A witness testified that the device went off just as Hakim said, “There, I got it.”
The state argued that Hakim wasn’t to blame because an unknown radio transmission from an unknown source communicated with the remote-control bomb at the precise moment Hakim apparently tried to open it.
Testimony from neighbors, longtime friends and family members offered a glimpse of how the two men — descendants of a prominent Willamette Valley farming family with political connections — could end up on a path to murder.
Despite the family’s roots, Bruce Turnidge’s efforts in farming in Oregon and Nevada never paid off. He and his family were kicked off his uncle’s farm, prompting him to nearly shoot him, according to witnesses. And he lost another farm in foreclosure by his lender, which prompted more threats, witnesses said, although none were carried out.
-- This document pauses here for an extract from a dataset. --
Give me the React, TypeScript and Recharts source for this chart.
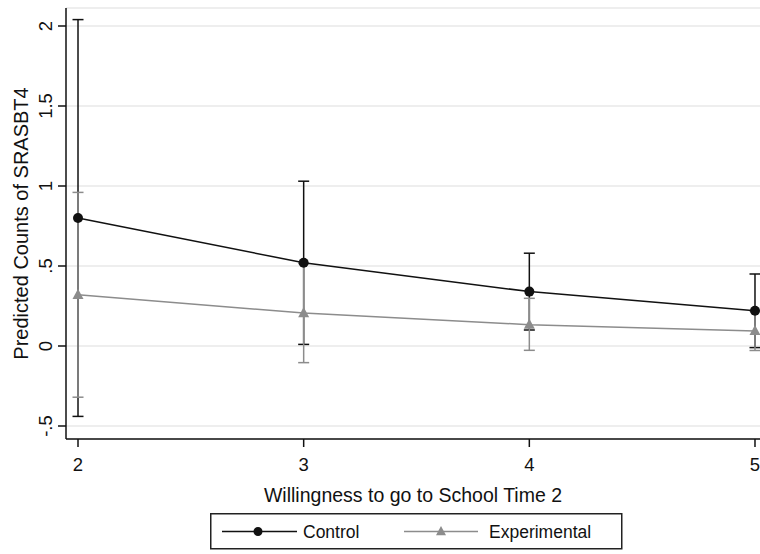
import React from 'react';
import { ComposedChart, Line, XAxis, YAxis, CartesianGrid, ErrorBar, Legend } from 'recharts';

const willingness = [2, 3, 4, 5];
const controlMean = [0.8, 0.52, 0.34, 0.22];
const controlLower = [-0.44, 0.01, 0.1, -0.01];
const controlUpper = [2.04, 1.03, 0.58, 0.45];
const experimentalMean = [0.32, 0.206, 0.133, 0.094];
const experimentalLower = [-0.32, -0.104, -0.027, -0.028];
const experimentalUpper = [0.96, 0.516, 0.298, 0.218];
const yTicks = [-0.5, 0, 0.5, 1, 1.5, 2];
const yTickLabels = ['-.5', '0', '.5', '1', '1.5', '2'];
const xTicks = [2, 3, 4, 5];
const xTickLabels = ['2', '3', '4', '5'];

const FONT = '"Liberation Sans", Arial, sans-serif';
const CONTROL_COLOR = '#111111';
const EXP_COLOR = '#8c8c8c';

const data = willingness.map((w, i) => ({
  x: w,
  control: controlMean[i],
  controlErr: [controlMean[i] - controlLower[i], controlUpper[i] - controlMean[i]],
  experimental: experimentalMean[i],
  experimentalErr: [experimentalMean[i] - experimentalLower[i], experimentalUpper[i] - experimentalMean[i]],
}));

const YTick = (props: any) => {
  const { x, y, payload } = props;
  const idx = yTicks.indexOf(payload.value);
  const label = idx >= 0 ? yTickLabels[idx] : String(payload.value);
  const bx = x - 4;
  return (
    <text
      x={bx}
      y={y}
      transform={`rotate(-90, ${bx}, ${y})`}
      textAnchor="middle"
      fontFamily={FONT}
      fontSize={18.5}
      fill="#111"
    >
      {label}
    </text>
  );
};

const XTick = (props: any) => {
  const { x, y, payload } = props;
  const idx = xTicks.indexOf(payload.value);
  const label = idx >= 0 ? xTickLabels[idx] : String(payload.value);
  return (
    <text x={x} y={y + 22} textAnchor="middle" fontFamily={FONT} fontSize={18.5} fill="#111">
      {label}
    </text>
  );
};

const TriangleDot = (props: any) => {
  const { cx, cy, fill, r } = props;
  if (cx == null || cy == null) return null;
  const s = r || 5.5;
  return (
    <polygon
      points={`${cx},${cy - s * 1.1} ${cx - s},${cy + s * 0.75} ${cx + s},${cy + s * 0.75}`}
      fill={fill || EXP_COLOR}
    />
  );
};

const LegendBox = () => (
  <svg width={414} height={38} style={{ display: 'block' }}>
    <rect x={0.75} y={0.75} width={411} height={35} fill="#fff" stroke="#222" strokeWidth={1.5} />
    <line x1={12} y1={18.5} x2={87} y2={18.5} stroke={CONTROL_COLOR} strokeWidth={1.5} />
    <circle cx={48} cy={18.5} r={4.5} fill={CONTROL_COLOR} />
    <text x={93} y={18.5} dominantBaseline="central" fontFamily={FONT} fontSize={17.5} fill="#111">
      Control
    </text>
    <line x1={194} y1={18.5} x2={268} y2={18.5} stroke={EXP_COLOR} strokeWidth={1.5} />
    <TriangleDot cx={231} cy={18.5} r={5} fill={EXP_COLOR} />
    <text x={279} y={18.5} dominantBaseline="central" fontFamily={FONT} fontSize={17.5} fill="#111">
      Experimental
    </text>
  </svg>
);

export default function App() {
  return (
    <div style={{ width: 760, height: 554, position: 'relative', background: '#fff' }}>
      <style>{`html, body { margin: 0; padding: 0; overflow: hidden; background: #fff; }`}</style>
      <ComposedChart
        width={760}
        height={554}
        data={data}
        margin={{ top: 8, right: 0, left: 0, bottom: 75 }}
        style={{ background: '#fff' }}
      >
        <CartesianGrid vertical={false} stroke="#e8e8e8" strokeWidth={1.5} />
        <XAxis
          dataKey="x"
          type="number"
          domain={[1.9468, 5.0222]}
          ticks={xTicks}
          allowDataOverflow
          height={40}
          tickSize={8}
          tickLine={{ stroke: '#111', strokeWidth: 1.5 }}
          axisLine={{ stroke: '#111', strokeWidth: 1.5 }}
          tick={<XTick />}
          interval={0}
          label={{
            content: (p: any) => {
              const vb = p.viewBox || { x: 66, y: 439, width: 694, height: 40 };
              return (
                <text
                  x={vb.x + vb.width / 2}
                  y={vb.y + 63}
                  textAnchor="middle"
                  fontFamily={FONT}
                  fontSize={19.5}
                  fill="#111"
                >
                  Willingness to go to School Time 2
                </text>
              );
            },
          }}
        />
        <YAxis
          type="number"
          domain={[-0.58125, 2.1125]}
          ticks={yTicks}
          allowDataOverflow
          width={66}
          tickSize={8}
          tickLine={{ stroke: '#111', strokeWidth: 1.5 }}
          axisLine={{ stroke: '#111', strokeWidth: 1.5 }}
          tick={<YTick />}
          interval={0}
          label={{
            content: (p: any) => {
              const vb = p.viewBox || { x: 0, y: 8, width: 66, height: 431 };
              const cy = vb.y + vb.height / 2;
              return (
                <text
                  x={28}
                  y={cy}
                  transform={`rotate(-90, 28, ${cy})`}
                  textAnchor="middle"
                  fontFamily={FONT}
                  fontSize={20}
                  fill="#111"
                >
                  Predicted Counts of SRASBT4
                </text>
              );
            },
          }}
        />
        <Line
          dataKey="control"
          stroke="none"
          dot={false}
          activeDot={false}
          legendType="none"
          isAnimationActive={false}
        >
          <ErrorBar dataKey="controlErr" direction="y" width={5.5} stroke={CONTROL_COLOR} strokeWidth={1.5} isAnimationActive={false} />
        </Line>
        <Line
          dataKey="experimental"
          stroke="none"
          dot={false}
          activeDot={false}
          legendType="none"
          isAnimationActive={false}
        >
          <ErrorBar dataKey="experimentalErr" direction="y" width={5.5} stroke={EXP_COLOR} strokeWidth={1.5} isAnimationActive={false} />
        </Line>
        <Line
          dataKey="control"
          name="Control"
          stroke={CONTROL_COLOR}
          strokeWidth={1.5}
          dot={{ r: 5, fill: CONTROL_COLOR, stroke: 'none' }}
          activeDot={false}
          isAnimationActive={false}
        />
        <Line
          dataKey="experimental"
          name="Experimental"
          stroke={EXP_COLOR}
          strokeWidth={1.5}
          dot={(p: any) => <TriangleDot key={`t-${p.index}`} cx={p.cx} cy={p.cy} r={5.5} fill={EXP_COLOR} />}
          activeDot={false}
          isAnimationActive={false}
        />
        <Legend
          layout="horizontal"
          verticalAlign="middle"
          align="center"
          wrapperStyle={{ left: 210, top: 513, width: 414, height: 38 }}
          content={() => <LegendBox />}
        />
      </ComposedChart>
    </div>
  );
}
Joshua Turnidge didn’t fare any better. After high school, he tried onion farming for his father. But his mother testified that her oldest son spent more time partying than tending to the crop.
The two also tried working together in construction, with little success. Finally, in 2008, the Turnidges formed a business with Bruce Turnidge’s brother, Pat Turnidge, to refine cooking oil into biodiesel. By that December, as the business failed to turn a dime in profit, father and son turned their bank-robbing fantasy into reality.
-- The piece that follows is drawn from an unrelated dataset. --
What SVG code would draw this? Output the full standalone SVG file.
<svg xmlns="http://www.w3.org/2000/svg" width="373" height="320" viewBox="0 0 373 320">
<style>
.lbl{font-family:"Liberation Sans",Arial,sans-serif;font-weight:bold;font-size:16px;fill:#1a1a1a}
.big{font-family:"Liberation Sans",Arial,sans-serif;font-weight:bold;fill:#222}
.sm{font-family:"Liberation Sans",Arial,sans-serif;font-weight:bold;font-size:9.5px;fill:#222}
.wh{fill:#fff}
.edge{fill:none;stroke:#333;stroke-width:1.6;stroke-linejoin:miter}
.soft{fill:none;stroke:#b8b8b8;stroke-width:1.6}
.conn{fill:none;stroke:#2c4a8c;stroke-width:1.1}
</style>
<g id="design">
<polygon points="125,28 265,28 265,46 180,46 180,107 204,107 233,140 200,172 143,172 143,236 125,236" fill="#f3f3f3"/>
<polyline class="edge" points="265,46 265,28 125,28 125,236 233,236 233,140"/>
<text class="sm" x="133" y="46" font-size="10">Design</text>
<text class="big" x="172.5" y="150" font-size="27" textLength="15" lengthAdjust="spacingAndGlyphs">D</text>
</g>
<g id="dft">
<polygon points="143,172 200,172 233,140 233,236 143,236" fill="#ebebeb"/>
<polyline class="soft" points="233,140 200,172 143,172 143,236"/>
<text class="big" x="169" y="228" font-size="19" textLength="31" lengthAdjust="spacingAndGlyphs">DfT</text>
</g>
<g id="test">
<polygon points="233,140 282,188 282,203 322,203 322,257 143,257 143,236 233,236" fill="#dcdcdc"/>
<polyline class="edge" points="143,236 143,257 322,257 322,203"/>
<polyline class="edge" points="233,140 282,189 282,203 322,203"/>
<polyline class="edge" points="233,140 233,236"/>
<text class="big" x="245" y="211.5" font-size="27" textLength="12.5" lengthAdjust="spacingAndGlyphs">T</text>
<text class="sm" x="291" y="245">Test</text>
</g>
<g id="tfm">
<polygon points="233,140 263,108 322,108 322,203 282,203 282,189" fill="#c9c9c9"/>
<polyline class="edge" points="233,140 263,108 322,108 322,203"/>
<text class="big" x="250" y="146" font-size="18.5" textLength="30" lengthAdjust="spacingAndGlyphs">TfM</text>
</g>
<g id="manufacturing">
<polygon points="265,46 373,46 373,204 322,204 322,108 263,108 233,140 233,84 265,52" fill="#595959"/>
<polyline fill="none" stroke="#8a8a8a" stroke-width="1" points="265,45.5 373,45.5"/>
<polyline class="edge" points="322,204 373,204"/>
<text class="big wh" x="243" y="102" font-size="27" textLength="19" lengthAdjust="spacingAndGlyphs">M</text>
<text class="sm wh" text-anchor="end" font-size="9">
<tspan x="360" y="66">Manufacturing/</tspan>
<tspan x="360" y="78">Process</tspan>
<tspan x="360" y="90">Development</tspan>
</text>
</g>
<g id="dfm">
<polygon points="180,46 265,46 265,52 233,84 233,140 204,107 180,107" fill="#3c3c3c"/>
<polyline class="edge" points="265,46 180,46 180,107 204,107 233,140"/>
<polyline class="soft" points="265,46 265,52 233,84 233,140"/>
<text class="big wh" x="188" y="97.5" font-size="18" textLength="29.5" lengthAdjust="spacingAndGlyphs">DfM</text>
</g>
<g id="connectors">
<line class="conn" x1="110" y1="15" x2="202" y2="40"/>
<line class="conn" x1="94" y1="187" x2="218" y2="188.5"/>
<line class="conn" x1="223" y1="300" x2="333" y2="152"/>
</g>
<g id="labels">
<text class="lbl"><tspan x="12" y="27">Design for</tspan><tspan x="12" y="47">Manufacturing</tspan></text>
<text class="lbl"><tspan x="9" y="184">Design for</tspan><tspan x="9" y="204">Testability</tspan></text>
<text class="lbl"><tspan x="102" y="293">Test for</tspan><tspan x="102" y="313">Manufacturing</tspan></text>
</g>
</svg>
“We fully expected the death penalty would be imposed,” Pat Turnidge said after Wednesday’s verdicts. ” I felt that all along. You just have to let it go at that and move on.”
The verdicts pleased Anthony Pyritz, the nephew of Capt. Tennant, because, “They’ll never see the light of day.”
But the end of the trials doesn’t change his uncle’s death, he said, it closes a chapter.
“An eye for an eye leaves the whole world blind,” Pyritz said, “but I’m just glad it’s over.”